İngiltere’de yazılı olmayan kurallar sizi bir yere çıkarıyor
Dünyada yeşil fonların gün geçtikçe arttığını ve yeşil fonların akacak yer aradığını belirten İşbaşaran Holding Yönetim Kurulu Üyesi Uğur Kaan İşbaşaran, “İngiltere yazılı olmayan kurallarla sizi bir yere çıkarıyor ve siz çevreci yapı yaptıktan sonra bunu onaylatırsanız, yeşil finansmana düşük faizle erişiminiz oluyor. Biz Türkiye olarak neden bu güvenceyi sağlayıp, mevzuatları destekleyip, o fonları kendimize çekmeyelim? Bu sayede hem maddi kaynak olur hem de kazan-kazan durumu yaşanır. Türkiye çok ezber gidiyor. Bizim de dinamik bir hale getirmemiz gerekiyor” diye konuştu.

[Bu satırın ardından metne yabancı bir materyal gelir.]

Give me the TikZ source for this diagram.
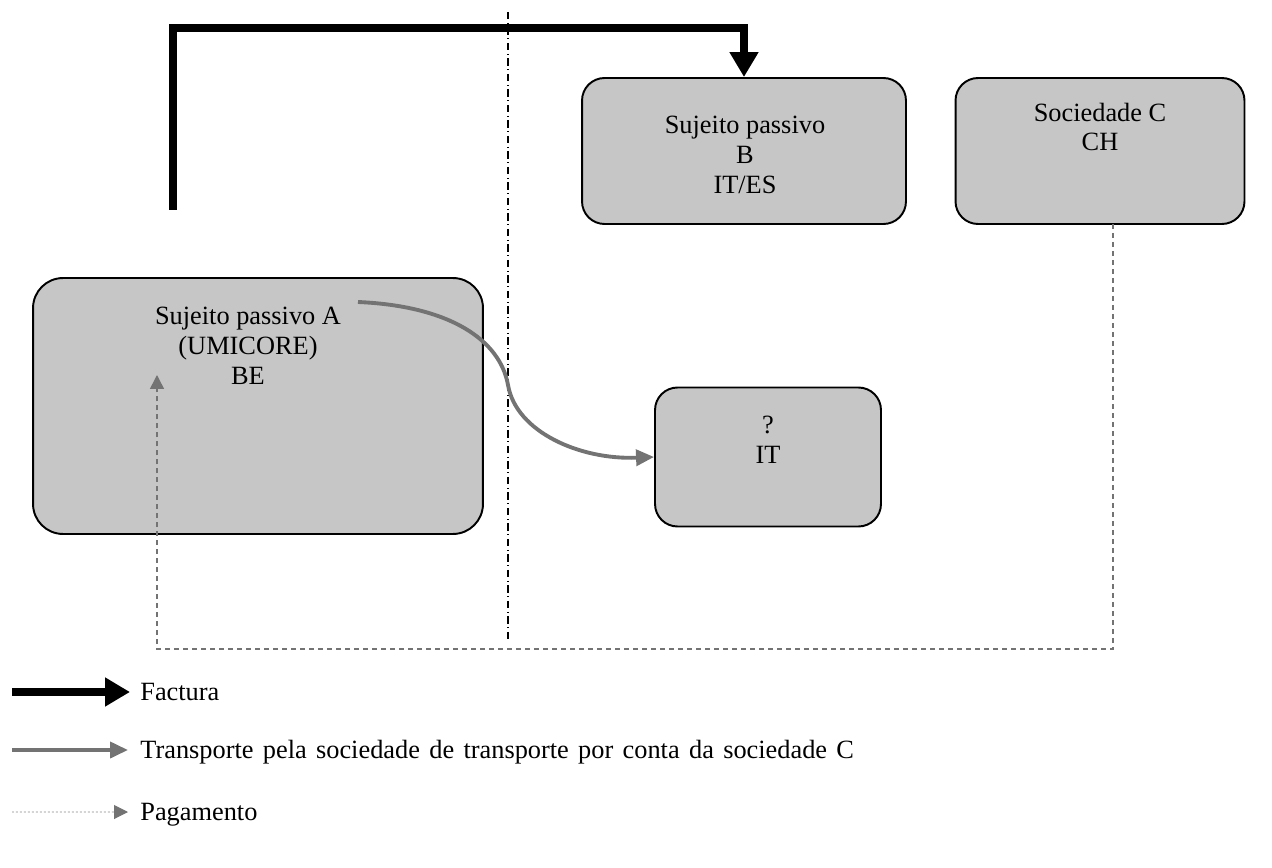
\documentclass[tikz,border=0pt]{standalone}
\usepackage{fontspec}
\setmainfont{Liberation Serif}
\usetikzlibrary{arrows.meta}
\begin{document}
\begin{tikzpicture}[x=0.02cm,y=-0.02cm,
  font=\fontsize{15}{17}\selectfont,
  box/.style={draw,line width=1.1pt,fill=gray!45,rounded corners=0.45cm},
  txt/.style={align=center,inner sep=0pt},
  factura/.style={line width=4.8pt,-{Triangle[width=0.55cm,length=0.5cm]}},
  transporte/.style={line width=2.2pt,gray!90!black,-{Triangle[width=0.32cm,length=0.36cm]}},
  pagamento/.style={line width=0.9pt,gray!110,dash pattern=on 0.1cm off 0.08cm,-{Triangle[width=0.28cm,length=0.28cm]}}]
\useasboundingbox (0,0) rectangle (1272,868);
% boxes
\node[box,minimum width=9cm,minimum height=5.12cm,rounded corners=0.6cm] (A) at (258,406) {};
\node[box,minimum width=6.48cm,minimum height=2.92cm] (B) at (744,151) {};
\node[box,minimum width=5.78cm,minimum height=2.92cm] (C) at (1100,151) {};
\node[box,minimum width=4.52cm,minimum height=2.78cm] (D) at (768,457) {};
\node[txt] (ta) at (248,346) {Sujeito passivo A\\(UMICORE)\\BE};
\node[txt] (tb) at (745,155) {Sujeito passivo\\B\\IT/ES};
\node[txt] (tc) at (1100,127) {Sociedade C\\CH};
\node[txt] (td) at (768,440) {?\\IT};
% border line
\coordinate (s1) at (508,12);
\coordinate (s2) at (508,640);
\draw[line width=0.9pt,dash pattern=on 0.15cm off 0.07cm on 0.02cm off 0.07cm] (s1)--(s2);
% flows
\coordinate (f0) at (173,210);
\coordinate (f1) at (744,28);
\draw[factura] (f0) |- (f1) -- (B.north);
\coordinate (t0) at (358,302);
\coordinate (t1) at (508,385);
\draw[transporte] (t0) .. controls (450,306) and (500,340) .. (t1)
  .. controls (516,432) and (580,460) .. (D.west);
\coordinate (p0) at (1113,224);
\coordinate (p1) at (157,649);
\coordinate (p2) at (157,375);
\draw[pagamento] (p0) |- (p1) -- (p2);
% legend
\coordinate (l1a) at (12,692);
\coordinate (l2a) at (12,750);
\coordinate (l3a) at (12,812);
\node[anchor=west,inner sep=0pt] (l1) at (140,692) {Factura};
\node[anchor=west,inner sep=0pt] (l2) at (140,752) {\spaceskip=5.3pt Transporte pela sociedade de transporte por conta da sociedade C};
\node[anchor=west,inner sep=0pt] (l3) at (140,815) {Pagamento};
\draw[factura] (l1a) -- ([xshift=-0.2cm]l1.west);
\draw[transporte] (l2a) -- ([xshift=-0.24cm,yshift=0.04cm]l2.west);
\draw[gray!50,dash pattern=on 0.04cm off 0.04cm,line width=0.6pt,
  -{Triangle[width=0.28cm,length=0.28cm,color=gray!110]}] (l3a) -- ([xshift=-0.24cm,yshift=0.06cm]l3.west);
\end{tikzpicture}
\end{document}
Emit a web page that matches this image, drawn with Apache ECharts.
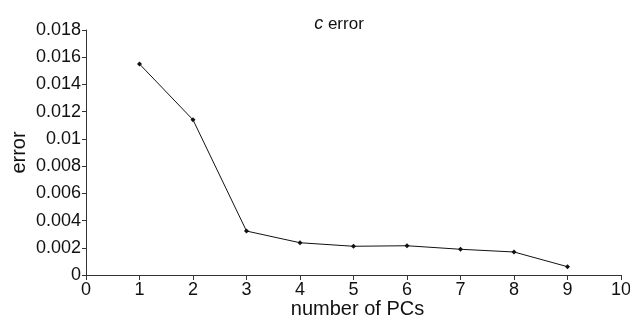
<!DOCTYPE html>
<html>
<head>
<meta charset="utf-8">
<script src="https://cdn.jsdelivr.net/npm/echarts@6/dist/echarts.min.js"></script>
<style>
  html, body { margin: 0; padding: 0; background: #fff; }
  #main { width: 630px; height: 318px; }
</style>
</head>
<body>
<div id="main"></div>
<script type="text/javascript">
    // number of PCs vs error
    var pcs = [1, 2, 3, 4, 5, 6, 7, 8, 9];
    var errors = [0.0155, 0.0114, 0.00323, 0.00237, 0.00211, 0.00215, 0.00189, 0.00169, 0.00061];

    var chart = echarts.init(document.getElementById('main'));
    var points = [];
    for (var i = 0; i < pcs.length; i++) {
        points.push([pcs[i], errors[i]]);
    }
    var font = 'Liberation Sans, Arial, sans-serif';

    chart.setOption({
        animation: false,
        title: {
            text: '{i|c} error',
            left: 334,
            top: 10,
            textAlign: 'center',
            textStyle: {
                fontFamily: font,
                fontSize: 17,
                fontWeight: 'normal',
                color: '#111',
                rich: {
                    i: { fontStyle: 'italic', fontSize: 18, fontFamily: font, color: '#111' }
                }
            }
        },
        grid: { left: 86, right: 9, top: 30, bottom: 43, containLabel: false, outerBoundsMode: 'none' },
        xAxis: {
            type: 'value',
            min: 0,
            max: 10,
            interval: 1,
            name: 'number of PCs',
            nameLocation: 'middle',
            nameGap: 24,
            nameMoveOverlap: false,
            nameTextStyle: { fontFamily: font, fontSize: 20, color: '#111', padding: [0, 0, 0, 8] },
            axisLine: { lineStyle: { color: '#333', width: 1 } },
            axisTick: { inside: false, length: 5, lineStyle: { color: '#333' } },
            axisLabel: { fontFamily: font, fontSize: 18, color: '#111', margin: 6 },
            splitLine: { show: false }
        },
        yAxis: {
            type: 'value',
            min: 0,
            max: 0.018,
            interval: 0.002,
            name: 'error',
            nameLocation: 'middle',
            nameGap: 57,
            nameMoveOverlap: false,
            nameTextStyle: { fontFamily: font, fontSize: 20, color: '#111' },
            axisLine: { show: true, lineStyle: { color: '#333', width: 1 } },
            axisTick: { show: true, length: 4, lineStyle: { color: '#333' } },
            axisLabel: { fontFamily: font, fontSize: 18, color: '#111', margin: 5 },
            splitLine: { show: false }
        },
        series: [{
            type: 'line',
            data: points,
            symbol: 'diamond',
            symbolSize: 5,
            lineStyle: { color: '#111', width: 1 },
            itemStyle: { color: '#111' }
        }]
    });
</script>
</body>
</html>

Türkiye’de inşaatçıya dönüşüm teşviği gerek
Türkiye’de dönüşümün başarılı olabilmesi için inşaatçıların teşvik edilmesi gerektiğini söyleyen İşbaşaran Holding Yönetim Kurulu Üyesi Uğur Kaan İşbaşaran, “İngiltere’de önümüzdeki beş sene için sadece eski evlerin enerji veriminin artırılmasına 6.6 milyar pound harcanacak. Ayrıca yenilenebilir enerjide de ciddi atılımlar yapılıyor. Güneşi neredeyse olmayan bir ülkede güneşten enerji alınıyor. Çünkü İngiltere soğuk bir ülke ve enerji verimliliği çok önemli. Güneşi kaçırırsan, verim gidiyor evde ve bu daha fazla enerji harcaması demek. Türkiye’nin ise elinde çok büyük avantajlar var. Çözüm ve geliştirmeye ihtiyaç var” dedi.